I just knew that when we got back to the city today that at least one of our deposits would have come while we were lazing away in the country. Ah, not so. Damn people, I’m good but it’s been quite a while since I worked a friggin’ miracle! Fortunately only one of the jobs has an actual deadline but the art consultant has not replied to any of my persistent emails and phone calls. I know it’s just because he is busy tying up his previous job, but I still need the time to fabricate his work.
I’ve done nothing but moan and groan about the lack of work and the lack of rain this summer so while I prepare for this business/family gathering/recreation trip, for which I am woefully unprepared mentally, I thought I would entertain you with one of the trip reports from my river guide days. It’s kind of long so I’m breaking it up into two parts.
General background: I worked for an outfitter out of Houston TX. These were three day trips to Big Bend National Park over long holidays, leaving at 7PM on a Friday night and getting back by 5 AM Tuesday morning in time for them to make it to work. The guests would ride a big air-conditioned bus with toilet as it was a long 12 hour straight through drive to the park and put-in while the guides would ride in vans towing trailers with the canoes/rafts and gear. The outfitter usually ran two trips, a canoe trip and a raft trip in different canyons of the park. The canoe trip put in earlier and took out later. Because the raft trip was shorter, those guests got to have showers while waiting for the canoe trip to get to take out. Then it was pack the trailer, load the bus and head back to Houston with half the guests having come straight off the river and in the same clothes. Boquillas Canyon, the canyon I was on staff for, was a 33 mile paddle in three days. Our target hour for take-out on the third day was 2 PM. Often we didn’t get there til 4 PM.

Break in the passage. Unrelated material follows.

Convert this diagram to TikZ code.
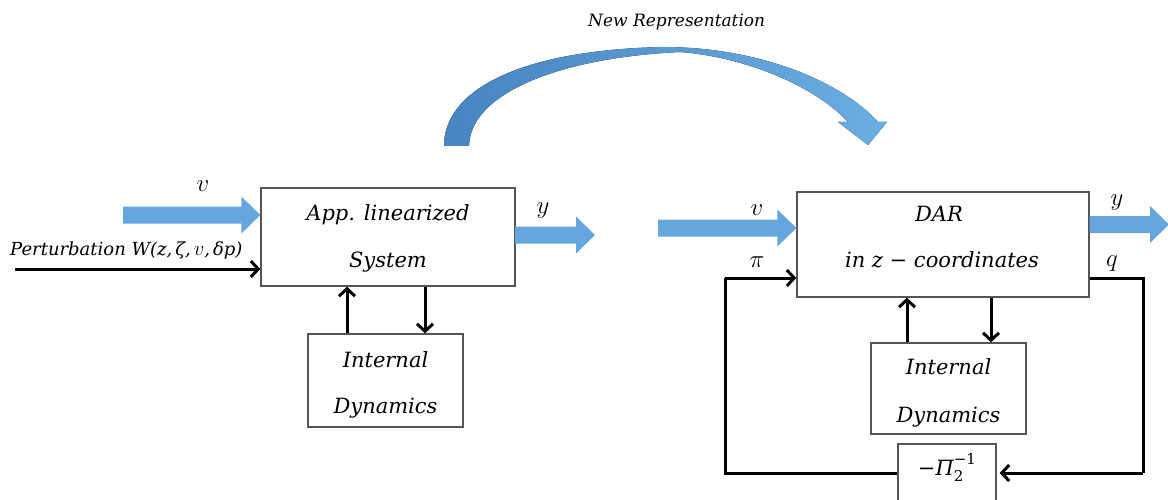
\documentclass[tikz,border=0pt]{standalone}
\usepackage{fontspec}
\setmainfont{DejaVu Serif}
\usetikzlibrary{arrows.meta,calc}

\definecolor{flowblue}{RGB}{100,166,221}
\definecolor{flowdark}{RGB}{72,132,192}
\definecolor{flowlight}{RGB}{106,174,228}
\definecolor{frame}{RGB}{85,85,85}

% wide blue block arrow from #1 to #2 (same height)
\newcommand\blockarrow[2]{%
  \fill[flowblue] ($(#1)+(0,-8.5)$) -- ($(#2)+(-19,-8.5)$) -- ($(#2)+(-19,-18.5)$)
    -- (#2) -- ($(#2)+(-19,18.5)$) -- ($(#2)+(-19,8.5)$) -- ($(#1)+(0,8.5)$) -- cycle;}

\begin{document}
\begin{tikzpicture}[x=1pt,y=-1pt,
  box/.style={draw=frame, line width=1.3pt, inner sep=0pt, fill=white},
  sig/.style={line width=3pt, -{Straight Barb[length=7.5pt,width=16pt,line width=3pt]}},
  lbl/.style={anchor=base, inner sep=0pt, font=\fontsize{24}{28}\selectfont},
  boxtext/.style={anchor=base, inner sep=0pt, font=\fontsize{21}{25}\selectfont\itshape},
  note/.style={anchor=base west, inner sep=0pt, font=\fontsize{17}{20}\selectfont\itshape}]

\useasboundingbox (0,0) rectangle (1168,500);
\clip (0,0) rectangle (1168,500);

% ---------- curved "new representation" arrow ----------
\fill[left color=flowdark, right color=flowlight]
  (444,146) .. controls (444,90) and (520,50) .. (663,47)
            .. controls (760,47) and (842,82) .. (878,122)
  -- (887,122) -- (868,145) -- (838,122) -- (848,122)
            .. controls (815,86) and (745,57) .. (680,52)
            .. controls (555,58) and (470,95) .. (469,146) -- cycle;
\node[note] (newrep) at (588,27) {New Representation};

% ---------- left system ----------
\node[box, minimum width=254pt, minimum height=98pt] (lin) at (388,237) {};
\node[boxtext] (linA) at (388,220) {App. linearized};
\node[boxtext] (linB) at (388,267) {System};

\node[box, minimum width=155pt, minimum height=93pt] (intL) at (385.5,380.5) {};
\node[boxtext] (intLA) at (385.5,367) {Internal};
\node[boxtext] (intLB) at (385.5,413) {Dynamics};

\coordinate (upL) at (347,0);
\coordinate (dnL) at (425,0);
\draw[sig] (upL |- intL.north) -- (upL |- lin.south);
\draw[sig] (dnL |- lin.south) -- (dnL |- intL.north);

% input v
\coordinate (vL0) at (123,215);
\coordinate (vL1) at (vL0 -| lin.west);
\blockarrow{vL0}{vL1}
\node[lbl] (vLlab) at (203,192) {$v$};

% perturbation input
\coordinate (pIn) at (15,269);
\draw[sig] (pIn) -- (pIn -| lin.west);
\node[note, font=\fontsize{18}{21}\selectfont\itshape] (pert) at (10,255)
  {Perturbation W(z,\,ζ,\,{\fontsize{22}{24}\selectfont$v$},\,δp)};

% output y
\coordinate (yL0) at (515,235);
\coordinate (yL1) at (595,235);
\blockarrow{yL0}{yL1}
\node[lbl] (yLlab) at (543,213) {$y$};

% ---------- right system ----------
\node[box, minimum width=292pt, minimum height=105pt] (dar) at (943,244.5) {};
\node[boxtext] (darA) at (939,222) {DAR};
\node[boxtext] (darB) at (942,267) {in z − coordinates};

\node[box, minimum width=155pt, minimum height=91pt] (intR) at (948.5,388.5) {};
\node[boxtext] (intRA) at (948.5,374) {Internal};
\node[boxtext] (intRB) at (948.5,422) {Dynamics};

\node[box, minimum width=98pt, minimum height=58pt] (pinv) at (947,473) {};
\node[boxtext] (pinvA) at (947,475)
  {−Π\rlap{\raisebox{-0.3em}{\fontsize{15}{18}\selectfont\upshape 2}}\raisebox{0.5em}{\fontsize{15}{18}\selectfont\upshape −1}};

\coordinate (upR) at (907,0);
\coordinate (dnR) at (991,0);
\draw[sig] (upR |- intR.north) -- (upR |- dar.south);
\draw[sig] (dnR |- dar.south) -- (dnR |- intR.north);

% input v
\coordinate (vR0) at (658,228);
\coordinate (vR1) at (vR0 -| dar.west);
\blockarrow{vR0}{vR1}
\node[lbl] (vRlab) at (757,215) {$v$};

% output y
\coordinate (yR1) at (1169,224.5);
\coordinate (yR0) at (yR1 -| dar.east);
\blockarrow{yR0}{yR1}
\node[lbl] (yRlab) at (1117,206) {$y$};

% feedback loop q -> -Pi_2^{-1} -> pi
\coordinate (piIn) at ($(dar.west)+(0,33.5)$);
\coordinate (qOut) at ($(dar.east)+(0,33.5)$);
\coordinate (fbL) at (725,0);
\coordinate (fbR) at (1143,0);
\draw[line width=3pt] (qOut) -| (fbR |- pinv.east);
\draw[sig] (fbR |- pinv.east) -- ($(pinv.east)+(3,0)$);
\draw[line width=3pt] (pinv.west) -| (fbL |- piIn);
\draw[sig] (fbL |- piIn) -- (piIn);
\node[lbl] (piLab) at (757,267) {$\pi$};
\node[lbl] (qLab) at (1112,266) {$q$};

\end{tikzpicture}
\end{document}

This particular trip, I had my 16 year old son with me.
Labor Day - 1995
Aaron and I got to Don's (the outfitter) a little before six. We had a fairly small trip so all the guides got to go. 13 boats. Guide staff was Charles and Renee, me, Dee, Darlene, John, and helpers Jeanne Anne and David. Darlene and I and Aaron rode the bus to do the meet and greet, intending to get on the van in San Antonio. We had a different van that Gerald had been working on for weeks to get it ready. Turns out it wasn't quite ready. The engine died at the toll booth on the Beltway and they had to jump it with the other van after towing it out of the way by Dave (shuttle driver) who was bringing his truck because he was going on to his land in Terlingua after the trip. The bus had been at Knox (truck stop) for our usual length of time when the vans finally got there, so after a few minutes, we took off for Petro (another truck stop) in San Antonio. But not before the engine on our van died again. They were preparing to jump it, again, when we left. We got to Petro; 30 minutes, no vans. 45 minutes, no vans. One hour, no vans. (Darlene and I are the only WE personnel on board.) One hour 15 minutes, no vans. An hour and a half after we got there, the vans finally pulled in. Our van had run out of gas, then the starter went out. So there they are on the side of the road, about 12 miles out. Dave went into San Antonio to get the part for Gerald, took it back to him, and then he came to tell us what had happened. They finally rolled in. So off we go again. Darlene and I decided at some point to just ride the bus all the way. We were considerably behind at that point and ended up having breakfast outside Sanderson (about 50 miles out from Marathon) at a roadside park. We got on the van then. Got to put in, unloaded, packed the canoes. Had lunch there and then I did the canoe talk and we were off. Renee was lead, Dee was sweep.
First day was fairly uneventful after we got on the water, although Aaron, who paddled with Jeanne Anne as I figured that, much as he loved his mom, he would have a better time not paddling with his mom, lost his hat almost immediately, a strainer snatched it off his head, so I had to open my duffel there on the water and get out my spare hat. We found an appropriate sandbar and made camp a little later than usual, but we had dinner and cleaned up before dark (always a plus). After everyone went to bed, Aaron and I were sitting on our pallets (we were sleeping out under the stars which are incredible out there) and talking when he looked up and there was a horse standing right in front of us. All we could see was it's head and neck since we were up on the rise and it was standing below. It wandered downstream a little then climbed up the rise and then went on downstream. One of our clients, Connie, was so tired she slept right through dinner. When I discovered that, I talked to her about it, encouraged her to eat. Next morning she didn't eat breakfast either, so I expressed my concern a little more strongly, told her to let me know if she wanted something to eat before we stopped for lunch. But her partner/fiancee was a doctor so I wasn't too concerned, thinking surely, as a doctor, he would see to it that she didn't stress herself too far...wrong-o. At lunch I told her to be sure and eat, but did not see her do so.